Content triage meetings are usually held on Wednesdays at 16:00 UTC (March-October) or 17:00 UTC (October-March), unless pre-empted and rescheduled due to a higher-priority meeting.

  1. Go through the new content bugs submitted each week. New issues appear in the “New Issues” column of the ZenHub board.
    • You can find (most of) the user-submitted issues by filtering on the string "https://dev", which appears in the title of any issue submitted from the MDN nav bar, if the user didn’t change it.
  2. Add the “Content” label to help distinguish this issue from dev issues once it is triaged. Also add a label for the topic area, e.g., “Content:HTML”, “Content:CSS”.
  3. Give each one a priority level, according to the definitions above; use GitHub labels to indicate the priority.
  4. For P1, P2, or P3 issues, assign an owner.
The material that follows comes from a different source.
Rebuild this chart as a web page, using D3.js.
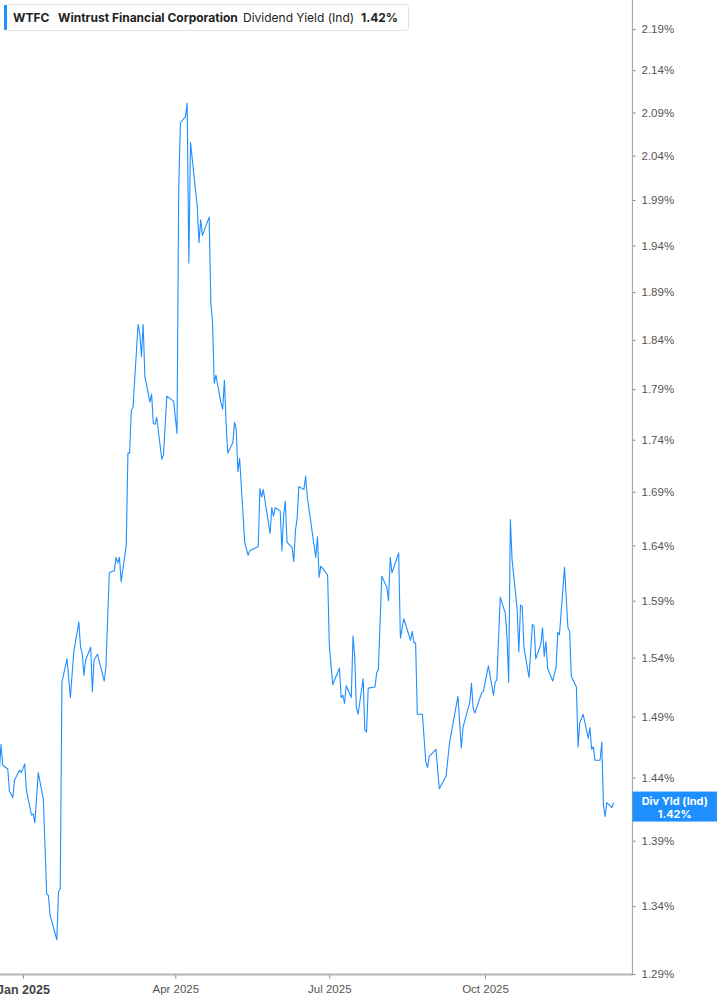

You can also assign an owner to P5 issues, which indicates that the owner is willing to mentor someone in fixing the issue.
  5. Come up with a size estimate of Small, Medium, or Large. Small fixes (typos or bad links) can be done on the spot; Large issues probably need to be tracked in the content roadmap; Medium-sized issues are appropriate for putting into a sprint as P1 or P2. They should be estimated more precisely before being added to a sprint.
  6. Move the issue into another column: “Icebox” for P3 and P5, “Not Ready” for P1 and P2.
  7. After handling the filtered new issues, remove the filter and scan to see if there are any remaining content issues, and triage those.

Tip for staff: If you create issues that you know you’re going to work on, self-triage them (assign, prioritize, and move to another column) so that they don’t take up the group’s time in the triage meeting.

Additional process for the final triage meeting of each sprint

During week that a sprint ends, and planning occurs for the next sprint:

  1. Look through the P2 bugs list, starting with the oldest ones first, and promote a maximum of 2 * (# of full-time team members) to P1.
    • While P2 bugs still exist in Bugzilla, review those first, and migrate to GitHub when they are promoted to P1.
  2. Close any P2 bugs that are no longer relevant.
  3. Put P1 bugs (existing or promoted) into the next sprint as user stories. Create an Epic to link all of those issues together (e.g. “Q3S1 content bugs”).
  4. If you ever run out of P2s, go onto P3s, etc., being sure to review both Bugzilla and GitHub for potential issues to promote.

Maximum number of P1s allowed: 4 * (# of full-time team members) --- 2 per writer for the current sprint, and for the upcoming sprint.